On Wednesday of this week, we had to make the difficult decision to suspend operations of Emmanuel Day School. So much has changed during COVID time, and many parents had very understandably decided that it was safer to homeschool or teach in small neighborhood “pods.” Like so many other changes since the pandemic began — social distancing, face masks, temperature checks, restaurant and beach capacity limitations — this is a huge change for us. And change — especially change that seems to limit or take away things we have loved and enjoyed — feels sad and disappointing.
We will all miss our EDS colleagues — Carissa Perkowski, Kate Frantz, Terri Traeger, and Sarah Evans — and their care, dedication, and creativity. And I will miss having a front row seat in my office to EDS recess out on the church lawn. The unbridled joy of those children — as they ran, jumped, explored, poured mud all over their clothes, and learned — is their own form of worship, and watching it has been mine.
The school has been filled for decades with children’s voices, and its space — still watched over by the giraffe tent and the giant inflatable right whale given by “Mr. Steve,” as the children affectionately called Steve MacAusland — is empty and quiet. This coming week, the teachers will pack up the school for safekeeping for this next year, and as they do that, we grieve the loss of the way things were.

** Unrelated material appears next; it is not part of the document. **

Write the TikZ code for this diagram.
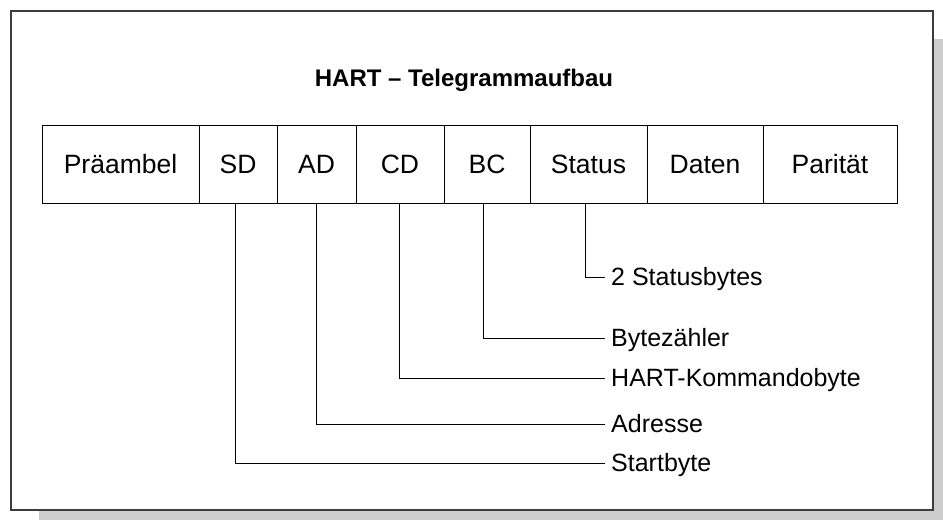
\documentclass[tikz,border=0pt]{standalone}
\usepackage{fontspec}
\setmainfont{Liberation Sans}
\definecolor{shadowgray}{HTML}{CCCCCC}
\definecolor{framegray}{HTML}{3C3C3C}
\begin{document}
\begin{tikzpicture}[x=1pt,y=-1pt,
  cell/.style={draw=black,line width=1pt,minimum height=78pt,inner sep=0pt,
    font=\fontsize{26.5}{31}\selectfont,text height=19pt,text depth=0pt},
  lbl/.style={anchor=west,inner xsep=6pt,inner ysep=0pt,
    font=\fontsize{25}{30}\selectfont,text height=17.9pt,text depth=0pt},
  conn/.style={draw=black,line width=1pt},
  titlestyle/.style={inner sep=0pt,font=\bfseries\fontsize{24}{29}\selectfont,text height=17.2pt,text depth=0pt}]
\useasboundingbox (0,0) rectangle (943,520);
% shadow and frame
\fill[shadowgray] (39,39) rectangle (943,520);
\draw[framegray,line width=1.5pt,fill=white] (11,11) rectangle (933,510);
% title
\node[titlestyle] (title) at (464,77.5) {HART – Telegrammaufbau};
% cells
\node[cell,minimum width=157pt] (pre) at (120.5,164) {Präambel};
\node[cell,minimum width=78pt]  (sd)  at (238,164) {SD};
\node[cell,minimum width=79pt]  (ad)  at (316.5,164) {AD};
\node[cell,minimum width=88pt]  (cd)  at (400,164) {CD};
\node[cell,minimum width=86pt]  (bc)  at (487,164) {BC};
\node[cell,minimum width=117pt] (st)  at (588.5,164) {Status};
\node[cell,minimum width=116pt] (dat) at (705,164) {Daten};
\node[cell,minimum width=134pt] (par) at (830,164) {Parität};
% labels
\node[lbl] (l1) at (605,277) {2 Statusbytes};
\node[lbl] (l2) at (605,338) {Bytezähler};
\node[lbl] (l3) at (605,378) {HART-Kommandobyte};
\node[lbl] (l4) at (605,424) {Adresse};
\node[lbl] (l5) at (605,463) {Startbyte};
% connectors
\draw[conn] ([xshift=-3.5pt]st.south) |- (l1.west);
\draw[conn] ([xshift=-4pt]bc.south) |- (l2.west);
\draw[conn] ([xshift=-1pt]cd.south) |- (l3.west);
\draw[conn] ([xshift=-0.5pt]ad.south) |- (l4.west);
\draw[conn] ([xshift=-3pt]sd.south) |- (l5.west);
\end{tikzpicture}
\end{document}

Part of Our Body Is Missing
When things change like this — when something we have grown to love as a part of us isn’t there any more — it can feel like a huge loss. It can even feel like part of us — part of our body — is missing. And it is. And we grieve that loss. Sometimes it’s difficult at first to see new possibilities when our eyes and hearts are clouded by disappointment and grief. But our faith, hope, and creativity can open our eyes to new possibilities. We have great resources among us in our community at Emmanuel.
Our epistle today from Paul’s Letter to the Romans is right on point. The Apostle Paul likely wrote the Letter to the Romans to encourage the Christians in Rome after an experience of disappointment or tension in their community.

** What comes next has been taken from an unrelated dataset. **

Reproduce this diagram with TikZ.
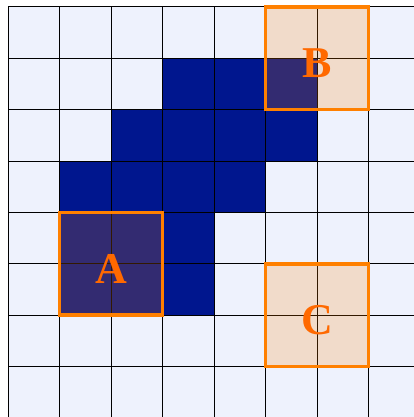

In his letter, Paul tells the Romans to think clearly and seriously about the community’s greatest assets: the spiritual gifts of the people themselves. They themselves are Christ’s body on earth, Paul tells the Romans, and each of them has a special role to play in the community’s future. We can do this together! Paul tells them. First off, Paul tells them, each of you — each of you — is holy, and God loves you! So gear up. You’ve got this, he says. And what you do every single day to help this community in your own way is sacred — a living sacrifice, as Paul says it. So don’t get all discouraged by events in the world, but see things in a new way, Paul says. Here’s our translation of Paul’s words:
Do not be conformed to this world, but be transformed by the renewing of your minds, so that you may discern what is the will of God– what is good and acceptable and perfect.

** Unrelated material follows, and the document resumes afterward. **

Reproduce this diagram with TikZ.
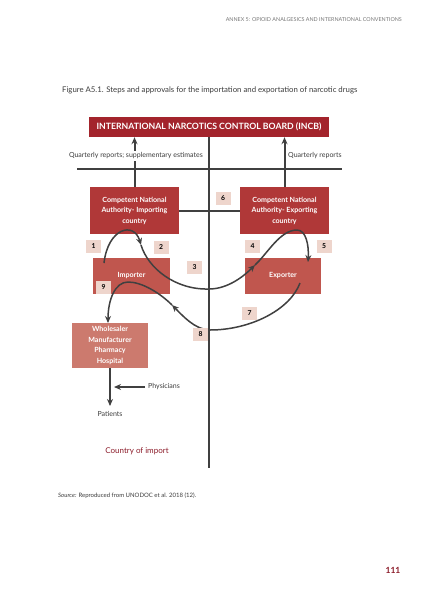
\documentclass[tikz,border=0pt]{standalone}
\usepackage{fontspec}
\setmainfont{Lato}
\usetikzlibrary{arrows.meta}
\definecolor{incbred}{RGB}{163,36,44}
\definecolor{cnared}{RGB}{176,56,56}
\definecolor{actred}{RGB}{192,86,78}
\definecolor{whred}{RGB}{204,122,110}
\definecolor{numpink}{RGB}{238,213,204}
\definecolor{linegray}{RGB}{64,64,64}
\definecolor{textgray}{RGB}{60,60,60}
\definecolor{headgray}{RGB}{120,120,120}
\definecolor{darkred}{RGB}{140,28,42}
\begin{document}
\begin{tikzpicture}[x=1pt,y=-1pt,
  line/.style={draw=linegray, line width=2pt},
  flow/.style={draw=linegray, line width=1.5pt},
  tip/.style={-{Stealth[length=7pt,width=6pt]}},
  box/.style={inner sep=0pt, align=center, text=white, font=\fontsize{7.1}{10.5}\selectfont\bfseries},
  numbox/.style={fill=numpink, minimum width=15pt, minimum height=13pt, inner sep=0pt, font=\fontsize{6.8}{7}\selectfont\bfseries},
  lab/.style={inner sep=0pt, text=textgray, font=\fontsize{7}{8}\selectfont},
]
\fill[white] (0,0) rectangle (431,598);
\useasboundingbox (0,0) rectangle (431,598);

% header and title
\node[anchor=east, inner sep=0pt, text=headgray, font=\fontsize{5.4}{6}\selectfont] (head) at (402,20) {ANNEX 5: OPIOID ANALGESICS AND INTERNATIONAL CONVENTIONS};
\node[anchor=west, inner sep=0pt, text=textgray, font=\fontsize{7.8}{9}\selectfont] (title) at (62,90) {Figure A5.1. Steps and approvals for the importation and exportation of narcotic drugs};

% main boxes
\node[box, fill=incbred, minimum width=240pt, minimum height=20pt, font=\fontsize{8.7}{10}\selectfont\bfseries] (incb) at (209,127) {INTERNATIONAL NARCOTICS CONTROL BOARD (INCB)};
\node[box, fill=cnared, minimum width=89pt, minimum height=47pt] (cnai) at (134.5,210.5) {Competent National\\Authority- Importing\\country};
\node[box, fill=cnared, minimum width=89pt, minimum height=47pt] (cnae) at (284.5,210.5) {Competent National\\Authority- Exporting\\country};
\node[box, fill=actred, minimum width=77pt, minimum height=36pt] (imp) at (131.5,276) {Importer};
\node[box, fill=actred, minimum width=76pt, minimum height=36pt] (exp) at (283,276) {Exporter};
\node[box, fill=whred, minimum width=76pt, minimum height=45pt] (whs) at (110,345.5) {Wholesaler\\Manufacturer\\Pharmacy\\Hospital};

% structural lines
\coordinate (cbot) at (209,468);
\coordinate (hl) at (77,169);
\coordinate (hr) at (342,169);
\draw[line] (incb.south) -- (cbot);
\draw[line] (hl) -- (hr);
\draw[line, tip] (cnai.north) -- (cnai.north |- incb.south);
\draw[line, tip] (cnae.north) -- (cnae.north |- incb.south);
\draw[line] (cnai.east) -- (cnae.west);

\node[lab, anchor=east, fill=white, inner ysep=2pt] (qr1) at (203,156) {Quarterly reports; supplementary estimates};
\node[lab, anchor=west] (qr2) at (288,156) {Quarterly reports};

% flow curve 1-2-3-4-5
\coordinate (s1) at (104,263);
\coordinate (a1) at (141,245);
\coordinate (m1) at (209,289);
\coordinate (b1) at (255,265);
\coordinate (pk) at (297,230);
\coordinate (e1) at (308,262);
\draw[flow, tip] (s1) .. controls (108,228) and (134,221) .. (a1);
\draw[flow] (a1) .. controls (148,268) and (175,290) .. (m1);
\draw[flow, tip] (m1) .. controls (228,289) and (244,276) .. (b1);
\draw[flow] (b1) .. controls (268,253) and (280,230) .. (pk);
\draw[flow, tip] (pk) .. controls (306,230) and (309,245) .. (e1);

% flow curve 7-8-9
\coordinate (s2) at (300,283);
\coordinate (m2) at (210,330);
\coordinate (a2) at (172,305);
\coordinate (pk2) at (128,282);
\coordinate (e2) at (108,323);
\draw[flow] (s2) .. controls (290,310) and (250,330) .. (m2);
\draw[flow, tip] (m2) .. controls (195,330) and (182,315) .. (a2);
\draw[flow] (a2) .. controls (160,293) and (142,282) .. (pk2);
\draw[flow, tip] (pk2) .. controls (115,282) and (108,300) .. (e2);

% number boxes
\node[numbox] (n1) at (93.5,246) {1};
\node[numbox] (n2) at (161,247) {2};
\node[numbox] (n3) at (194.5,267.5) {3};
\node[numbox] (n4) at (252.5,246) {4};
\node[numbox] (n5) at (324,246) {5};
\node[numbox] (n6) at (223,198.5) {6};
\node[numbox] (n7) at (249.5,313.5) {7};
\node[numbox] (n8) at (200.5,334.5) {8};
\node[numbox] (n9) at (103.5,287) {9};

% bottom part
\node[lab] (pat) at (110,414) {Patients};
\node[lab, anchor=west] (phy) at (148,387) {Physicians};
\coordinate (pstart) at (145,387);
\coordinate (pa) at (114,387);
\coordinate (pend) at (110,406);
\draw[line, line width=1.6pt, tip] (whs.south) -- (pend);
\draw[line, line width=1.6pt, tip] (pstart) -- (pa);
\node[inner sep=0pt, text=darkred, font=\fontsize{8}{9}\selectfont] (coi) at (137,451) {Country of import};

\node[anchor=west, inner sep=0pt, text=textgray, font=\fontsize{6}{7}\selectfont] (src) at (58,496) {\textit{Source:} Reproduced from UNODOC et al. 2018 (12).};
\node[inner sep=0pt, text=darkred, font=\fontsize{8.5}{9}\selectfont\bfseries] (pg) at (393,570) {111};
\end{tikzpicture}
\end{document}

Then Paul gets right to the pain we feel today at the loss of Emmanuel Day School — feeling like we’re missing part of our own body. Because we are. We are one body in Christ. Paul says:
For as in one body we have many members, and not all the members have the same function, so we, who are many, are one body in Christ, and individually we are members one of another. We have gifts that differ according to the grace given to us: prophecy, in proportion to faith; ministry, in ministering; the teacher, in teaching; the exhorter, in exhortation; the giver, in generosity; the leader, in diligence; the compassionate, in cheerfulness.
We Can Do It Together
And I know that at Emmanuel — which itself means God with us — we can do it together. We all have different roles to play! Which one is yours? Foresight, worship, teaching, encouraging others, service, leadership, or pastoral care?
Your vestry is thinking through Emmanuel’s spiritual gifts now. What are our spiritual gifts in this body of Christ? At our regular vestry meeting Tuesday, we had a presentation from Valerie Martin, our Assistant Treasurer, from the Stewardship Committee chaired by Susan Barnes. Members of the Stewardship Committee have taken a Spiritual Gifts survey to identify their own spiritual gifts — to figure out how they can best serve our body of Christ. Their enthusiasm was really infectious, and now the vestry will all do the Spiritual Gifts inventory too.
Yes, we are sad that EDS, a part of our body of Christ at Emmanuel Church, has suspended operations this year. And we mourn that loss. And the most hopeful, prayerful, constructive way we can work through our grief is to think and talk and study and pray about what part each of us plays in Emmanuel’s body of Christ — each one of us is a different part of the body. And each one of us has a role to play.
Reach out to your vestry members, or to me, for a copy of the Spiritual Gifts inventory, and take the survey. Which spiritual gift is yours? Foresight, worship, teaching, encouraging others, service, leadership, or pastoral care?
I appeal to you therefore, brothers and sisters, by the mercies of God, to present your bodies as a living sacrifice, holy and acceptable to God, which is your spiritual worship. Do not be conformed to this world, but be transformed by the renewing of your minds, so that you may discern what is the will of God– what is good and acceptable and perfect.